Exercise description.
Output the material word for word. Leave each picture out.

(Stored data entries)
========================================

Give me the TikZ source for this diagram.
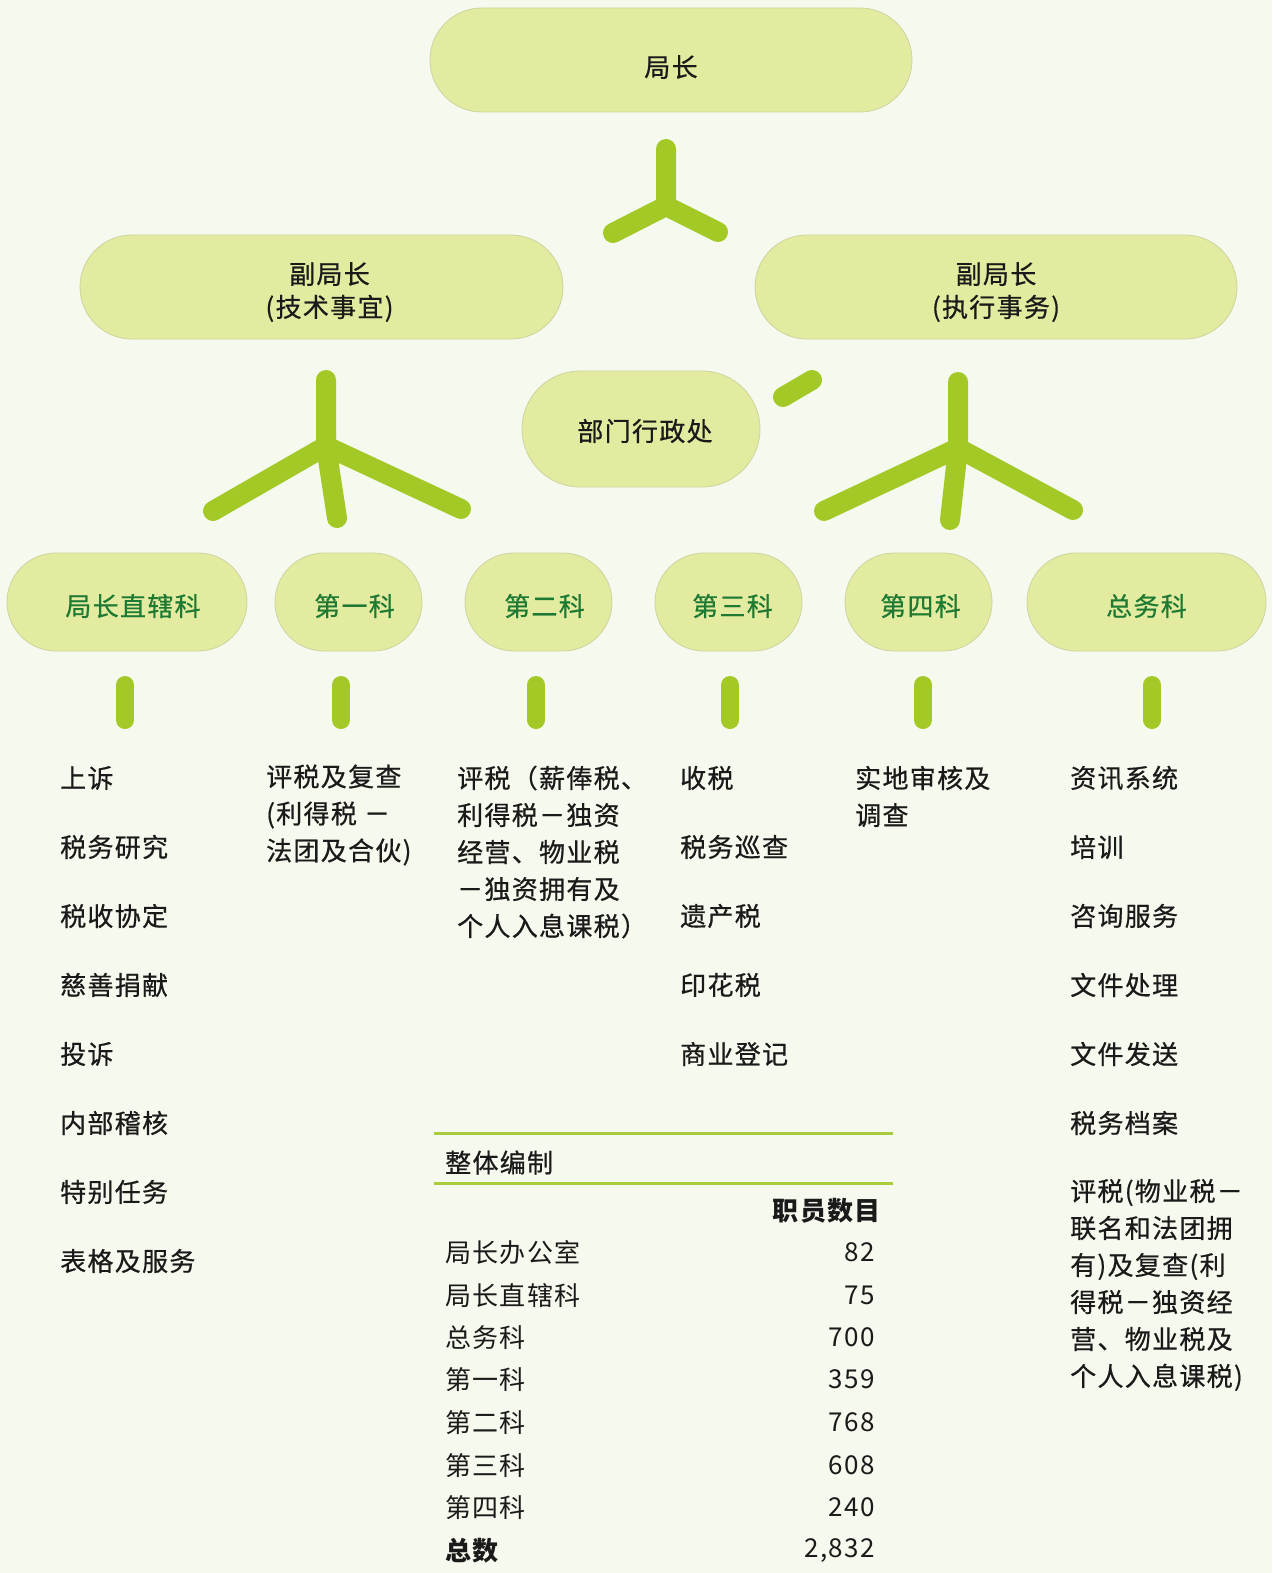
\documentclass[tikz,border=0pt]{standalone}
\usepackage{fontspec}
\setmainfont{Noto Sans CJK SC}[LetterSpace=5]
\newfontfamily\medfont{Noto Sans CJK SC}[LetterSpace=5, FakeBold=0.6]
\newcommand{\dn}[2][4pt]{\raisebox{-#1}[\height][\depth]{#2}}
\definecolor{bg}{HTML}{F6F9ED}
\definecolor{boxfill}{HTML}{E2EB9F}
\definecolor{boxline}{HTML}{CDD49F}
\definecolor{conn}{HTML}{A3C927}
\definecolor{depttext}{HTML}{1E7A33}
\definecolor{ink}{HTML}{1A1A1A}
\definecolor{rule}{HTML}{A8CC3C}
\begin{document}
\begin{tikzpicture}[x=1pt,y=-1pt,
  pill/.style={draw=boxline, line width=0.8pt, fill=boxfill, rounded corners=#1, inner sep=0pt, font=\medfont\fontsize{26}{33}\selectfont, text=ink, align=center},
  dept/.style={pill=49pt, minimum height=98pt, text=depttext},
  yconn/.style={draw=conn, line width=20pt, line cap=round, line join=round},
  bar/.style={draw=conn, line width=18pt, line cap=round},
  item/.style={anchor=west, inner sep=0pt, yshift=-3pt, font=\medfont\fontsize{26}{37}\selectfont, text=ink, align=left},
  trow/.style={anchor=west, inner sep=0pt, yshift=-3.5pt, font=\fontsize{26}{30}\selectfont, text=ink},
  tnum/.style={anchor=east, inner sep=0pt, yshift=-3.5pt, font=\fontsize{26}{30}\selectfont, text=ink}]
\useasboundingbox (0,0) rectangle (1272,1573);
\fill[bg] (0,0) rectangle (1272,1573);

% top level boxes
\node[pill=52pt, minimum width=482pt, minimum height=104pt] (dir) at (671,60) {\dn[7pt]{局长}};
\node[pill=52pt, minimum width=483pt, minimum height=104pt] (vpl) at (321.5,287) {\hspace*{16pt}\dn[5pt]{副局长}\\\hspace*{16pt}\dn[5pt]{(技术事宜)}};
\node[pill=52pt, minimum width=482pt, minimum height=104pt] (vpr) at (996,287) {\dn[5pt]{副局长}\\\dn[5pt]{(执行事务)}};
\node[pill=58pt, minimum width=238pt, minimum height=116pt] (admin) at (641,429) {\hspace*{8pt}\dn[2pt]{部门行政处}};

% departments
\node[dept, minimum width=240pt] (d0) at (127,602) {\hspace*{12pt}\dn{局长直辖科}};
\node[dept, minimum width=147pt] (d1) at (348.5,602) {\hspace*{12pt}\dn{第一科}};
\node[dept, minimum width=147pt] (d2) at (538.5,602) {\hspace*{12pt}\dn{第二科}};
\node[dept, minimum width=147pt] (d3) at (728.5,602) {\hspace*{8pt}\dn{第三科}};
\node[dept, minimum width=147pt] (d4) at (918.5,602) {\hspace*{4pt}\dn{第四科}};
\node[dept, minimum width=239pt] (d5) at (1146.5,602) {\dn{总务科}};

% top Y connector
\coordinate (ta) at (666,149);
\coordinate (tj) at (666,206);
\coordinate (tl) at (613,233);
\coordinate (tr) at (718,232);
\draw[yconn] (ta) -- (tj) -- (tl);
\draw[yconn] (tj) -- (tr);

% left Y connector
\coordinate (la) at (326,380);
\coordinate (lj) at (326,446);
\coordinate (ll) at (213,511);
\coordinate (lr) at (461,509);
\coordinate (ld) at (337,518);
\draw[yconn] (la) -- (lj) -- (ll);
\draw[yconn] (lj) -- (lr);
\draw[yconn] (lj) -- (ld);

% right Y connector
\coordinate (ra) at (958,382);
\coordinate (rj) at (958,448);
\coordinate (rl) at (824,511);
\coordinate (rr) at (1073,510);
\coordinate (rd) at (950,520);
\draw[yconn] (ra) -- (rj) -- (rl);
\draw[yconn] (rj) -- (rr);
\draw[yconn] (rj) -- (rd);

% short stroke next to admin
\coordinate (sa) at (783,397);
\coordinate (sb) at (812,380);
\draw[yconn] (sa) -- (sb);

% small bars under departments
\foreach \x/\n in {125/b0,341/b1,536/b2,730/b3,923/b4,1152/b5}{
  \coordinate (\n t) at (\x,685);
  \coordinate (\n b) at (\x,720);
  \draw[bar] (\n t) -- (\n b);
}

% column 0
\node[item] (c0a) at (60,775) {上诉};
\node[item] (c0b) at (60,844) {税务研究};
\node[item] (c0c) at (60,913) {税收协定};
\node[item] (c0d) at (60,982) {慈善捐献};
\node[item] (c0e) at (60,1051) {投诉};
\node[item] (c0f) at (60,1120) {内部稽核};
\node[item] (c0g) at (60,1189) {特别任务};
\node[item] (c0h) at (60,1258) {表格及服务};

% column 1
\node[item] (c1a) at (266,812) {评税及复查\\(利得税 －\\法团及合伙)};

% column 2
\node[item] (c2a) at (457,849) {评税（薪俸税、\\利得税－独资\\经营、物业税\\－独资拥有及\\个人入息课税）};

% column 3
\node[item] (c3a) at (680,775) {收税};
\node[item] (c3b) at (680,844) {税务巡查};
\node[item] (c3c) at (680,913) {遗产税};
\node[item] (c3d) at (680,982) {印花税};
\node[item] (c3e) at (680,1051) {商业登记};

% column 4
\node[item] (c4a) at (855,793.5) {实地审核及\\调查};

% column 5
\node[item] (c5a) at (1070,775) {资讯系统};
\node[item] (c5b) at (1070,844) {培训};
\node[item] (c5c) at (1070,913) {咨询服务};
\node[item] (c5d) at (1070,982) {文件处理};
\node[item] (c5e) at (1070,1051) {文件发送};
\node[item] (c5f) at (1070,1120) {税务档案};
\node[item] (c5g) at (1070,1282) {评税(物业税－\\联名和法团拥\\有)及复查(利\\得税－独资经\\营、物业税及\\个人入息课税)};

% table
\coordinate (r1a) at (434,1133);
\coordinate (r1b) at (893,1133);
\coordinate (r2a) at (434,1183);
\coordinate (r2b) at (893,1183);
\draw[rule, line width=3pt] (r1a) -- (r1b);
\draw[rule, line width=3pt] (r2a) -- (r2b);
\node[trow, font=\medfont\fontsize{26}{30}\selectfont] (th) at (445,1159) {整体编制};
\node[tnum, font=\fontsize{26}{30}\selectfont\bfseries] (tc) at (881,1207) {职员数目};
\foreach \y/\a/\b/\n in {1249/局长办公室/82/t1,1292/局长直辖科/75/t2,1334/总务科/700/t3,1376/第一科/359/t4,1419/第二科/768/t5,1462/第三科/608/t6,1504/第四科/240/t7}{
  \node[trow] (\n l) at (445,\y) {\a};
  \node[tnum] (\n r) at (875,\y) {\b};
}
\node[trow, font=\fontsize{26}{30}\selectfont\bfseries] (t8l) at (445,1547) {总数};
\node[tnum] (t8r) at (875,1547) {2,832};
\end{tikzpicture}
\end{document}
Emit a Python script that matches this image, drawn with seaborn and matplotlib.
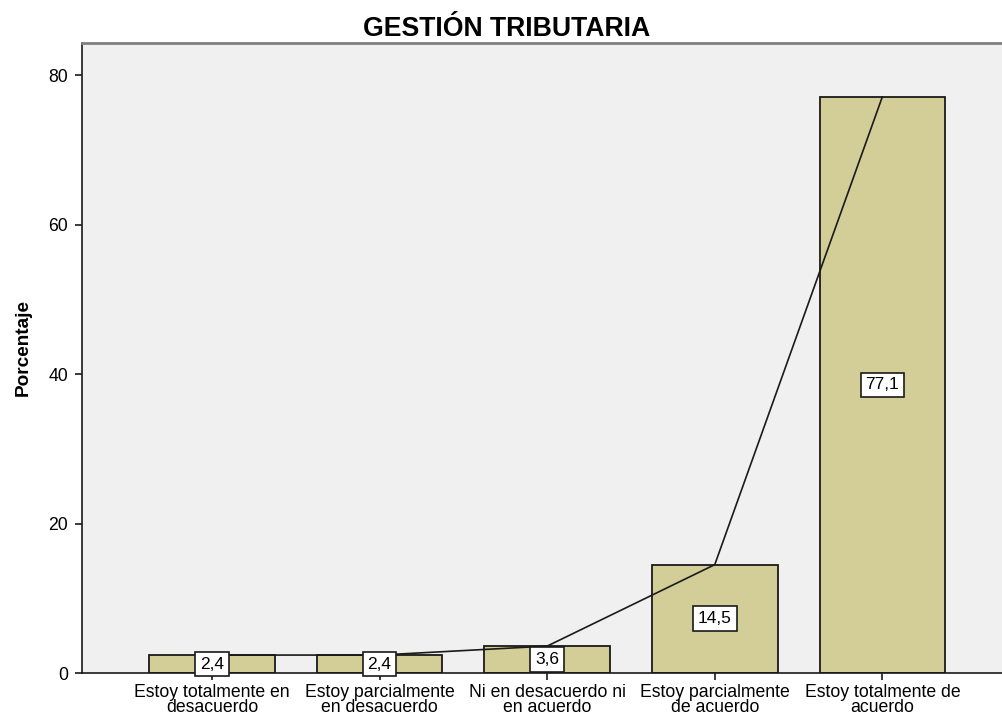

========================================

Solution for this task.
Give me the TikZ source for this diagram.
\documentclass[tikz,border=0pt]{standalone}
\usepackage{fontspec}
\setmainfont{Noto Sans CJK SC}[LetterSpace=5]
\newfontfamily\medfont{Noto Sans CJK SC}[LetterSpace=5, FakeBold=0.6]
\newcommand{\dn}[2][4pt]{\raisebox{-#1}[\height][\depth]{#2}}
\definecolor{bg}{HTML}{F6F9ED}
\definecolor{boxfill}{HTML}{E2EB9F}
\definecolor{boxline}{HTML}{CDD49F}
\definecolor{conn}{HTML}{A3C927}
\definecolor{depttext}{HTML}{1E7A33}
\definecolor{ink}{HTML}{1A1A1A}
\definecolor{rule}{HTML}{A8CC3C}
\begin{document}
\begin{tikzpicture}[x=1pt,y=-1pt,
  pill/.style={draw=boxline, line width=0.8pt, fill=boxfill, rounded corners=#1, inner sep=0pt, font=\medfont\fontsize{26}{33}\selectfont, text=ink, align=center},
  dept/.style={pill=49pt, minimum height=98pt, text=depttext},
  yconn/.style={draw=conn, line width=20pt, line cap=round, line join=round},
  bar/.style={draw=conn, line width=18pt, line cap=round},
  item/.style={anchor=west, inner sep=0pt, yshift=-3pt, font=\medfont\fontsize{26}{37}\selectfont, text=ink, align=left},
  trow/.style={anchor=west, inner sep=0pt, yshift=-3.5pt, font=\fontsize{26}{30}\selectfont, text=ink},
  tnum/.style={anchor=east, inner sep=0pt, yshift=-3.5pt, font=\fontsize{26}{30}\selectfont, text=ink}]
\useasboundingbox (0,0) rectangle (1272,1573);
\fill[bg] (0,0) rectangle (1272,1573);

% top level boxes
\node[pill=52pt, minimum width=482pt, minimum height=104pt] (dir) at (671,60) {\dn[7pt]{局长}};
\node[pill=52pt, minimum width=483pt, minimum height=104pt] (vpl) at (321.5,287) {\hspace*{16pt}\dn[5pt]{副局长}\\\hspace*{16pt}\dn[5pt]{(技术事宜)}};
\node[pill=52pt, minimum width=482pt, minimum height=104pt] (vpr) at (996,287) {\dn[5pt]{副局长}\\\dn[5pt]{(执行事务)}};
\node[pill=58pt, minimum width=238pt, minimum height=116pt] (admin) at (641,429) {\hspace*{8pt}\dn[2pt]{部门行政处}};

% departments
\node[dept, minimum width=240pt] (d0) at (127,602) {\hspace*{12pt}\dn{局长直辖科}};
\node[dept, minimum width=147pt] (d1) at (348.5,602) {\hspace*{12pt}\dn{第一科}};
\node[dept, minimum width=147pt] (d2) at (538.5,602) {\hspace*{12pt}\dn{第二科}};
\node[dept, minimum width=147pt] (d3) at (728.5,602) {\hspace*{8pt}\dn{第三科}};
\node[dept, minimum width=147pt] (d4) at (918.5,602) {\hspace*{4pt}\dn{第四科}};
\node[dept, minimum width=239pt] (d5) at (1146.5,602) {\dn{总务科}};

% top Y connector
\coordinate (ta) at (666,149);
\coordinate (tj) at (666,206);
\coordinate (tl) at (613,233);
\coordinate (tr) at (718,232);
\draw[yconn] (ta) -- (tj) -- (tl);
\draw[yconn] (tj) -- (tr);

% left Y connector
\coordinate (la) at (326,380);
\coordinate (lj) at (326,446);
\coordinate (ll) at (213,511);
\coordinate (lr) at (461,509);
\coordinate (ld) at (337,518);
\draw[yconn] (la) -- (lj) -- (ll);
\draw[yconn] (lj) -- (lr);
\draw[yconn] (lj) -- (ld);

% right Y connector
\coordinate (ra) at (958,382);
\coordinate (rj) at (958,448);
\coordinate (rl) at (824,511);
\coordinate (rr) at (1073,510);
\coordinate (rd) at (950,520);
\draw[yconn] (ra) -- (rj) -- (rl);
\draw[yconn] (rj) -- (rr);
\draw[yconn] (rj) -- (rd);

% short stroke next to admin
\coordinate (sa) at (783,397);
\coordinate (sb) at (812,380);
\draw[yconn] (sa) -- (sb);

% small bars under departments
\foreach \x/\n in {125/b0,341/b1,536/b2,730/b3,923/b4,1152/b5}{
  \coordinate (\n t) at (\x,685);
  \coordinate (\n b) at (\x,720);
  \draw[bar] (\n t) -- (\n b);
}

% column 0
\node[item] (c0a) at (60,775) {上诉};
\node[item] (c0b) at (60,844) {税务研究};
\node[item] (c0c) at (60,913) {税收协定};
\node[item] (c0d) at (60,982) {慈善捐献};
\node[item] (c0e) at (60,1051) {投诉};
\node[item] (c0f) at (60,1120) {内部稽核};
\node[item] (c0g) at (60,1189) {特别任务};
\node[item] (c0h) at (60,1258) {表格及服务};

% column 1
\node[item] (c1a) at (266,812) {评税及复查\\(利得税 －\\法团及合伙)};

% column 2
\node[item] (c2a) at (457,849) {评税（薪俸税、\\利得税－独资\\经营、物业税\\－独资拥有及\\个人入息课税）};

% column 3
\node[item] (c3a) at (680,775) {收税};
\node[item] (c3b) at (680,844) {税务巡查};
\node[item] (c3c) at (680,913) {遗产税};
\node[item] (c3d) at (680,982) {印花税};
\node[item] (c3e) at (680,1051) {商业登记};

% column 4
\node[item] (c4a) at (855,793.5) {实地审核及\\调查};

% column 5
\node[item] (c5a) at (1070,775) {资讯系统};
\node[item] (c5b) at (1070,844) {培训};
\node[item] (c5c) at (1070,913) {咨询服务};
\node[item] (c5d) at (1070,982) {文件处理};
\node[item] (c5e) at (1070,1051) {文件发送};
\node[item] (c5f) at (1070,1120) {税务档案};
\node[item] (c5g) at (1070,1282) {评税(物业税－\\联名和法团拥\\有)及复查(利\\得税－独资经\\营、物业税及\\个人入息课税)};

% table
\coordinate (r1a) at (434,1133);
\coordinate (r1b) at (893,1133);
\coordinate (r2a) at (434,1183);
\coordinate (r2b) at (893,1183);
\draw[rule, line width=3pt] (r1a) -- (r1b);
\draw[rule, line width=3pt] (r2a) -- (r2b);
\node[trow, font=\medfont\fontsize{26}{30}\selectfont] (th) at (445,1159) {整体编制};
\node[tnum, font=\fontsize{26}{30}\selectfont\bfseries] (tc) at (881,1207) {职员数目};
\foreach \y/\a/\b/\n in {1249/局长办公室/82/t1,1292/局长直辖科/75/t2,1334/总务科/700/t3,1376/第一科/359/t4,1419/第二科/768/t5,1462/第三科/608/t6,1504/第四科/240/t7}{
  \node[trow] (\n l) at (445,\y) {\a};
  \node[tnum] (\n r) at (875,\y) {\b};
}
\node[trow, font=\fontsize{26}{30}\selectfont\bfseries] (t8l) at (445,1547) {总数};
\node[tnum] (t8r) at (875,1547) {2,832};
\end{tikzpicture}
\end{document}
Emit a Python script that matches this image, drawn with seaborn and matplotlib.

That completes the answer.